Volunteers were shocked they had never heard or been to Maplewood Park, there was talk of returning and spending time hiking or enjoying the view.
“At the same time that you were in awe, so many at the Brockport campus doesn’t even know about it,” Coordinator of Service and Community Building Richard Harris said.
Freshman and volunteer Kevin Zimmer’s favorite part of the trip was going somewhere he never would have gone otherwise and doing something to better it.
“We go to places I’ve never been to so it gets me out and about,” Zimmer said. “Personally, I feel like I am more involved and making a difference.”
The Earth Day of Service was a part of the larger Rochester Clean Sweep initiative and through the Department of Community Development at the college, brought Brockport students into the city to be a part of the larger organization. They joined around 60 others in picking up trash in the park before travelling across the river and cleaning the other side of the trail. This was also in conjunction with Payne’s Lower Falls Foundation which was founded in January. The foundation sponsors heritage site cleanups in an attempt to make the Lower Falls an internationally recognized World Heritage Site.
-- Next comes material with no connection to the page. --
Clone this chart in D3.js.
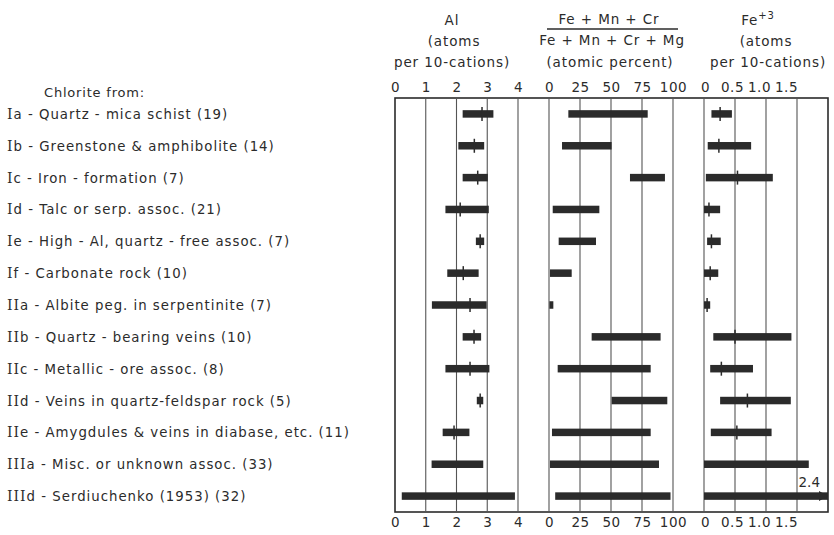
<!DOCTYPE html>
<html>
<head>
<meta charset="utf-8">
<script src="https://cdn.jsdelivr.net/npm/d3@7"></script>
<style>
  body { margin: 0; background: #fff; }
  text { font-family: "DejaVu Sans", sans-serif; fill: #2b2b2b; }
</style>
</head>
<body>
<svg id="chart" width="834" height="535"></svg>
<script>
// chlorite groups (roman numeral part, letter part, description)
var numerals = ['I','I','I','I','I','I','II','II','II','II','II','III','III'];
var letters  = ['a','b','c','d','e','f','a','b','c','d','e','a','d'];
var sources = [
  'Quartz - mica schist (19)',
  'Greenstone & amphibolite (14)',
  'Iron - formation (7)',
  'Talc or serp. assoc. (21)',
  'High - Al, quartz - free assoc. (7)',
  'Carbonate rock (10)',
  'Albite peg. in serpentinite (7)',
  'Quartz - bearing veins (10)',
  'Metallic - ore assoc. (8)',
  'Veins in quartz-feldspar rock (5)',
  'Amygdules & veins in diabase, etc. (11)',
  'Misc. or unknown assoc. (33)',
  'Serdiuchenko (1953) (32)'
];

// Al, atoms per 10 cations
var alMin  = [2.2, 2.06, 2.2, 1.64, 2.63, 1.7, 1.2, 2.2, 1.64, 2.66, 1.55, 1.19, 0.22];
var alMax  = [3.2, 2.9, 3.02, 3.05, 2.9, 2.72, 2.98, 2.8, 3.07, 2.87, 2.42, 2.87, 3.9];
var alMean = [2.83, 2.58, 2.69, 2.12, 2.77, 2.22, 2.44, 2.57, 2.44, 2.77, 1.92, null, null];

// (Fe+Mn+Cr)/(Fe+Mn+Cr+Mg), atomic percent
var feMin = [15.6, 10.5, 65.3, 3, 7.8, 0.8, 0.3, 34.4, 7, 50.5, 2.4, 0.8, 5];
var feMax = [79.6, 50.5, 93.5, 40.6, 37.9, 18.3, 3.5, 90, 82, 95.4, 82, 88.7, 98];

// Fe+3, atoms per 10 cations
var fe3Min  = [0.12, 0.06, 0.03, 0.0, 0.05, 0.0, 0.0, 0.15, 0.1, 0.26, 0.11, 0.0, 0.0];
var fe3Max  = [0.45, 0.76, 1.11, 0.26, 0.27, 0.23, 0.1, 1.41, 0.79, 1.4, 1.09, 1.69, 2.4];
var fe3Mean = [0.26, 0.24, 0.54, 0.08, 0.12, 0.1, 0.05, 0.5, 0.28, 0.7, 0.53, null, null];

var alTicks  = [0, 1, 2, 3, 4];
var feTicks  = [0, 25, 50, 75, 100];
var fe3Ticks = [0, 0.5, 1.0, 1.5];

var codes = numerals.map(function(n, i){ return n + letters[i]; });

var svg = d3.select('#chart');
var ink = '#2b2b2b';
var top_y = 98, bottom_y = 512;

var xAl  = d3.scaleLinear().domain([0, 4]).range([395, 518]);
var xFe  = d3.scaleLinear().domain([0, 100]).range([549, 673]);
var xFe3 = d3.scaleLinear().domain([0, 2]).range([704, 828]).clamp(true);
// hand lettered Fe+3 numbers sit a bit tighter than the grid
var xFe3Lbl = d3.scaleLinear().domain([0, 1.5]).range([705, 786]);

var y = d3.scaleBand().domain(codes).range([top_y, bottom_y]);

// frame
svg.append('rect')
  .attr('x', xAl(0)).attr('y', top_y)
  .attr('width', xFe3(2) - xAl(0)).attr('height', bottom_y - top_y)
  .attr('fill', 'none').attr('stroke', ink).attr('stroke-width', 1.6);

// grid lines
var grid = [];
alTicks.slice(1).forEach(function(t){ grid.push(xAl(t)); });
feTicks.forEach(function(t){ grid.push(xFe(t)); });
fe3Ticks.forEach(function(t){ grid.push(xFe3(t)); });

svg.append('g').selectAll('line')
  .data(grid)
  .enter().append('line')
  .attr('x1', function(d){ return d; }).attr('x2', function(d){ return d; })
  .attr('y1', top_y).attr('y2', bottom_y)
  .attr('stroke', '#555').attr('stroke-width', 1.1);

// tick labels top and bottom
function ticks(scale, vals, fmt){
  [[d3.axisTop, 92], [d3.axisBottom, 517]].forEach(function(a){
    var g = svg.append('g')
      .attr('transform', 'translate(0,' + a[1] + ')')
      .call(a[0](scale).tickValues(vals).tickSize(0).tickPadding(0).tickFormat(fmt));
    g.select('.domain').remove();
    g.selectAll('text')
      .attr('font-size', 13.5)
      .attr('letter-spacing', 0.5)
      .attr('fill', ink)
      .attr('dy', a[0] === d3.axisTop ? '0' : '0.71em');
  });
}
ticks(xAl, alTicks, d3.format('d'));
ticks(xFe, feTicks, d3.format('d'));
ticks(xFe3Lbl, fe3Ticks, function(d){ return d === 0 ? '0' : d3.format('.1f')(d); });

// column headers
var hdr = svg.append('g').attr('font-size', 13.5).attr('letter-spacing', 0.9).attr('text-anchor', 'middle');
hdr.append('text').attr('x', 452).attr('y', 25).text('Al');
hdr.append('text').attr('x', 454).attr('y', 46).text('(atoms');
hdr.append('text').attr('x', 452).attr('y', 67).text('per 10-cations)');
hdr.append('text').attr('x', 609).attr('y', 24).text('Fe + Mn + Cr');
hdr.append('text').attr('x', 612).attr('y', 45).text('Fe + Mn + Cr + Mg');
hdr.append('text').attr('x', 610).attr('y', 67).text('(atomic percent)');
var fe3 = hdr.append('text').attr('x', 758).attr('y', 25);
fe3.append('tspan').text('Fe');
fe3.append('tspan').attr('font-size', 10).attr('dy', -6).text('+3');
hdr.append('text').attr('x', 766).attr('y', 46).text('(atoms');
hdr.append('text').attr('x', 768).attr('y', 67).text('per 10-cations)');

svg.append('line')
  .attr('x1', 547).attr('x2', 678).attr('y1', 29).attr('y2', 29)
  .attr('stroke', ink).attr('stroke-width', 1.6);

// row labels
svg.append('text')
  .attr('x', 44).attr('y', 97)
  .attr('font-size', 13).attr('letter-spacing', 0.8)
  .text('Chlorite from:');

var lbl = svg.append('g').selectAll('text')
  .data(codes)
  .enter().append('text')
  .attr('x', 7)
  .attr('y', function(d){ return y(d) + y.bandwidth()/2 + 5; })
  .attr('font-size', 13.3).attr('letter-spacing', 1);
lbl.append('tspan')
  .attr('font-family', '"DejaVu Serif", serif')
  .attr('font-size', 14)
  .text(function(d, i){ return numerals[i]; });
lbl.append('tspan')
  .text(function(d, i){ return letters[i] + ' - ' + sources[i]; });

// range bars
var barH = 7.5;
function bars(scale, lo, hi, mean){
  var g = svg.append('g');
  g.selectAll('rect')
    .data(codes)
    .enter().append('rect')
    .attr('x', function(d, i){ return scale(lo[i]); })
    .attr('y', function(d){ return y(d) + y.bandwidth()/2 - barH/2; })
    .attr('width', function(d, i){ return Math.max(scale(hi[i]) - scale(lo[i]), 3); })
    .attr('height', barH)
    .attr('fill', ink);
  if (!mean) return;
  g.selectAll('line')
    .data(codes.filter(function(d, i){ return mean[i] != null; }))
    .enter().append('line')
    .attr('x1', function(d){ return scale(mean[codes.indexOf(d)]); })
    .attr('x2', function(d){ return scale(mean[codes.indexOf(d)]); })
    .attr('y1', function(d){ return y(d) + y.bandwidth()/2 - 7; })
    .attr('y2', function(d){ return y(d) + y.bandwidth()/2 + 7; })
    .attr('stroke', ink).attr('stroke-width', 1.5);
}
bars(xAl, alMin, alMax, alMean);
bars(xFe, feMin, feMax, null);
bars(xFe3, fe3Min, fe3Max, fe3Mean);

// off scale value gets an arrow and its number
fe3Max.forEach(function(v, i){
  if (v <= 2) return;
  var cy = y(codes[i]) + y.bandwidth()/2;
  var ex = xFe3(2);
  svg.append('path')
    .attr('d', 'M' + (ex - 9) + ',' + (cy - 5) + 'L' + ex + ',' + cy + 'L' + (ex - 9) + ',' + (cy + 5) + 'Z')
    .attr('fill', ink);
  svg.append('text')
    .attr('x', ex - 8).attr('y', cy - 9)
    .attr('text-anchor', 'end')
    .attr('font-size', 13.5)
    .text(d3.format('.1f')(v));
});
</script>
</body>
</html>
“We’re trying to bring people here to beautify the park and at the same time explain to them the cultural and historical significance of the Lower Falls Gorge,” Payne said.
The park combines nature with an urban environment, fusing the present with the past. The park left an impression on those who went to experience it as well as contribute to the beautification of a park which has accumulated a lot of trash.
“Being hands-on with nature really registered with me,” freshman Jordan Soldaczewski said. “I just love the outdoors and being able to beautify it … it feels rewarding.”
Maplewood Park, being very close to the city and a popular part of the area, was full of beer cans, condoms and cigar wrappers.
“I had to challenge myself to help the kids,” junior Kate Cooper said. “What if someone brings their kid there tomorrow and there are condoms on the ground?”
Students filled trash bags with the litter, significantly cleaning up the fences, trees and trails.
“It was a way for the college to honor and raise awareness in appreciation of Earth Day and the natural surrounding environment in the city of Rochester,” Harris said. “[The best part was] to see how students reacted to the physical environment and the content of dialogue within conversations about preservation efforts.”